### TASK INSTRUCTIONS
Skip the pictures. Transcribe the rest of the data below without changing a word.

============================================================

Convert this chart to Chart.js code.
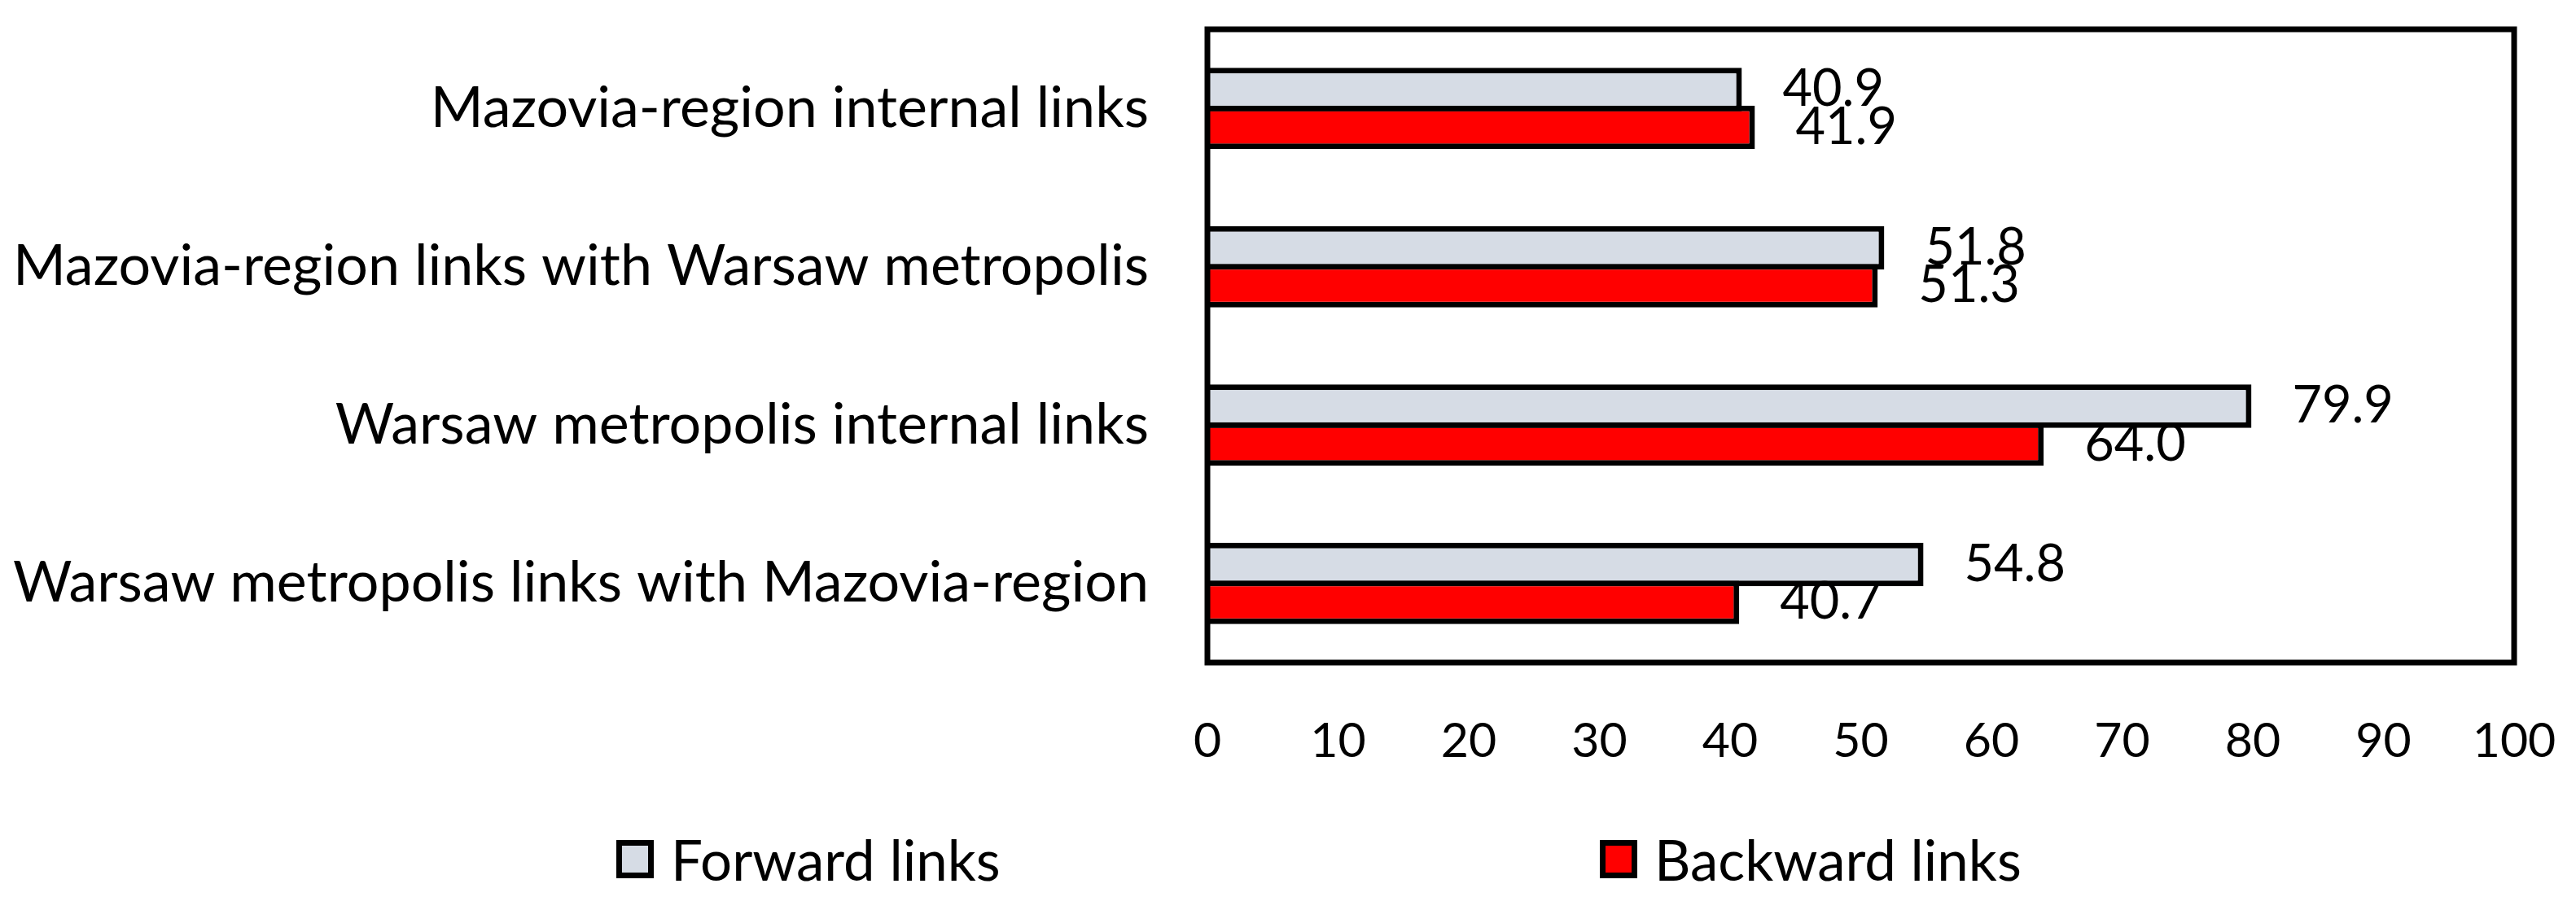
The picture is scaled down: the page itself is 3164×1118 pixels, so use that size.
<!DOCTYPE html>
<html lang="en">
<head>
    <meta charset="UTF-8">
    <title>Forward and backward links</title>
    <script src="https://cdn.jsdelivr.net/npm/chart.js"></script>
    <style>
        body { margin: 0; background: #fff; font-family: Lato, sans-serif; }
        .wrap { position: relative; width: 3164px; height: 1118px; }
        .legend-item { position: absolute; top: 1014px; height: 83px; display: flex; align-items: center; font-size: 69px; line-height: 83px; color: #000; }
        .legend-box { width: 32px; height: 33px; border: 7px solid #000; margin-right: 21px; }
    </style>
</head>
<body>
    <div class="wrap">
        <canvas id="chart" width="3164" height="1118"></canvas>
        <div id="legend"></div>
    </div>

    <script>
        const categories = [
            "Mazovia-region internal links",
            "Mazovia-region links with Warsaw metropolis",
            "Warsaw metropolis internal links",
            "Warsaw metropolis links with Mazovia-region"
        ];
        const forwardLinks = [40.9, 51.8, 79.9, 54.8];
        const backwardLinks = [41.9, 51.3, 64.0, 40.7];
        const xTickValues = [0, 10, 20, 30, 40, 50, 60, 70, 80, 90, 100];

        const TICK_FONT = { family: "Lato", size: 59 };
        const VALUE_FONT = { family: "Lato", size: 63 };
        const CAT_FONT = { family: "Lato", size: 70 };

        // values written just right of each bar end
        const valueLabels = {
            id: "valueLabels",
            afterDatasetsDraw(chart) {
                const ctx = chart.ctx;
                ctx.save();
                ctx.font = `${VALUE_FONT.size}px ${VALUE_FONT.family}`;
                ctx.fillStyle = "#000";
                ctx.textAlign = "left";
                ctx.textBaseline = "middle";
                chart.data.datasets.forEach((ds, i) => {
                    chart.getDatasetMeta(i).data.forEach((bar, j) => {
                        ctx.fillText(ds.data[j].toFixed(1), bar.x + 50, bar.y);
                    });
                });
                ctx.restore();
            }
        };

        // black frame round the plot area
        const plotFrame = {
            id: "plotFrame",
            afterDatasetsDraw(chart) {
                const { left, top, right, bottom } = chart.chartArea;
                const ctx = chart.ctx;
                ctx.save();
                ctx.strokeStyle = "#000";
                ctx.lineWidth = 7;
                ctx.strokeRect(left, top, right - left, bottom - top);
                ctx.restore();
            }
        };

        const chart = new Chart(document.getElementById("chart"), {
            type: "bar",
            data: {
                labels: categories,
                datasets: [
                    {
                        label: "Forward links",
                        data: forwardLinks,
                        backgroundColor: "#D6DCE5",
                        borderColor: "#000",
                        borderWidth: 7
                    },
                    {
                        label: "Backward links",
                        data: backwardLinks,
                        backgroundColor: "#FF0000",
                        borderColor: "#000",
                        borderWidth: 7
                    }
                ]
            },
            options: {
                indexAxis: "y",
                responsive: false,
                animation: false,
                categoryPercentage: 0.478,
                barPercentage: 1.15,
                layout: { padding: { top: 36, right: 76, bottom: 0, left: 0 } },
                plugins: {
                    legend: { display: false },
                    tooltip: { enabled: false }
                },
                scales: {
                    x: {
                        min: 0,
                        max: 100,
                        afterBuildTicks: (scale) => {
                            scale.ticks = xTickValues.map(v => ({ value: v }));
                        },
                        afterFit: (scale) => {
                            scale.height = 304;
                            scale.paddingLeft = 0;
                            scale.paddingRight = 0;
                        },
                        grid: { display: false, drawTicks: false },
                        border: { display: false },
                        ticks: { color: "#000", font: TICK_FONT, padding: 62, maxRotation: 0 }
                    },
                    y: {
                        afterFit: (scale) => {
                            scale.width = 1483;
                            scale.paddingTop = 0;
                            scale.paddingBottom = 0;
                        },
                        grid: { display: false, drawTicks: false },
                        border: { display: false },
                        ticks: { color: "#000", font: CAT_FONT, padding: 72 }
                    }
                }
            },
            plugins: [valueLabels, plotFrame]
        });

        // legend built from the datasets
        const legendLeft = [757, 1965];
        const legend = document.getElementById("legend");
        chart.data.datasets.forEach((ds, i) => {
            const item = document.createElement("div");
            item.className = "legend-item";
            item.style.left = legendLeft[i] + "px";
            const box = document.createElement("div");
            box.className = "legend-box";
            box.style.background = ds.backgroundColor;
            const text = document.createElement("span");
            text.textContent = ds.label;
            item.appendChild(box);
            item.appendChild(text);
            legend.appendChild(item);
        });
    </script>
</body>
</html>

============================================================

### RIGHT ANSWER
Convert this chart to Chart.js code.
The picture is scaled down: the page itself is 3164×1118 pixels, so use that size.
<!DOCTYPE html>
<html lang="en">
<head>
    <meta charset="UTF-8">
    <title>Forward and backward links</title>
    <script src="https://cdn.jsdelivr.net/npm/chart.js"></script>
    <style>
        body { margin: 0; background: #fff; font-family: Lato, sans-serif; }
        .wrap { position: relative; width: 3164px; height: 1118px; }
        .legend-item { position: absolute; top: 1014px; height: 83px; display: flex; align-items: center; font-size: 69px; line-height: 83px; color: #000; }
        .legend-box { width: 32px; height: 33px; border: 7px solid #000; margin-right: 21px; }
    </style>
</head>
<body>
    <div class="wrap">
        <canvas id="chart" width="3164" height="1118"></canvas>
        <div id="legend"></div>
    </div>

    <script>
        const categories = [
            "Mazovia-region internal links",
            "Mazovia-region links with Warsaw metropolis",
            "Warsaw metropolis internal links",
            "Warsaw metropolis links with Mazovia-region"
        ];
        const forwardLinks = [40.9, 51.8, 79.9, 54.8];
        const backwardLinks = [41.9, 51.3, 64.0, 40.7];
        const xTickValues = [0, 10, 20, 30, 40, 50, 60, 70, 80, 90, 100];

        const TICK_FONT = { family: "Lato", size: 59 };
        const VALUE_FONT = { family: "Lato", size: 63 };
        const CAT_FONT = { family: "Lato", size: 70 };

        // values written just right of each bar end
        const valueLabels = {
            id: "valueLabels",
            afterDatasetsDraw(chart) {
                const ctx = chart.ctx;
                ctx.save();
                ctx.font = `${VALUE_FONT.size}px ${VALUE_FONT.family}`;
                ctx.fillStyle = "#000";
                ctx.textAlign = "left";
                ctx.textBaseline = "middle";
                chart.data.datasets.forEach((ds, i) => {
                    chart.getDatasetMeta(i).data.forEach((bar, j) => {
                        ctx.fillText(ds.data[j].toFixed(1), bar.x + 50, bar.y);
                    });
                });
                ctx.restore();
            }
        };

        // black frame round the plot area
        const plotFrame = {
            id: "plotFrame",
            afterDatasetsDraw(chart) {
                const { left, top, right, bottom } = chart.chartArea;
                const ctx = chart.ctx;
                ctx.save();
                ctx.strokeStyle = "#000";
                ctx.lineWidth = 7;
                ctx.strokeRect(left, top, right - left, bottom - top);
                ctx.restore();
            }
        };

        const chart = new Chart(document.getElementById("chart"), {
            type: "bar",
            data: {
                labels: categories,
                datasets: [
                    {
                        label: "Forward links",
                        data: forwardLinks,
                        backgroundColor: "#D6DCE5",
                        borderColor: "#000",
                        borderWidth: 7
                    },
                    {
                        label: "Backward links",
                        data: backwardLinks,
                        backgroundColor: "#FF0000",
                        borderColor: "#000",
                        borderWidth: 7
                    }
                ]
            },
            options: {
                indexAxis: "y",
                responsive: false,
                animation: false,
                categoryPercentage: 0.478,
                barPercentage: 1.15,
                layout: { padding: { top: 36, right: 76, bottom: 0, left: 0 } },
                plugins: {
                    legend: { display: false },
                    tooltip: { enabled: false }
                },
                scales: {
                    x: {
                        min: 0,
                        max: 100,
                        afterBuildTicks: (scale) => {
                            scale.ticks = xTickValues.map(v => ({ value: v }));
                        },
                        afterFit: (scale) => {
                            scale.height = 304;
                            scale.paddingLeft = 0;
                            scale.paddingRight = 0;
                        },
                        grid: { display: false, drawTicks: false },
                        border: { display: false },
                        ticks: { color: "#000", font: TICK_FONT, padding: 62, maxRotation: 0 }
                    },
                    y: {
                        afterFit: (scale) => {
                            scale.width = 1483;
                            scale.paddingTop = 0;
                            scale.paddingBottom = 0;
                        },
                        grid: { display: false, drawTicks: false },
                        border: { display: false },
                        ticks: { color: "#000", font: CAT_FONT, padding: 72 }
                    }
                }
            },
            plugins: [valueLabels, plotFrame]
        });

        // legend built from the datasets
        const legendLeft = [757, 1965];
        const legend = document.getElementById("legend");
        chart.data.datasets.forEach((ds, i) => {
            const item = document.createElement("div");
            item.className = "legend-item";
            item.style.left = legendLeft[i] + "px";
            const box = document.createElement("div");
            box.className = "legend-box";
            box.style.background = ds.backgroundColor;
            const text = document.createElement("span");
            text.textContent = ds.label;
            item.appendChild(box);
            item.appendChild(text);
            legend.appendChild(item);
        });
    </script>
</body>
</html>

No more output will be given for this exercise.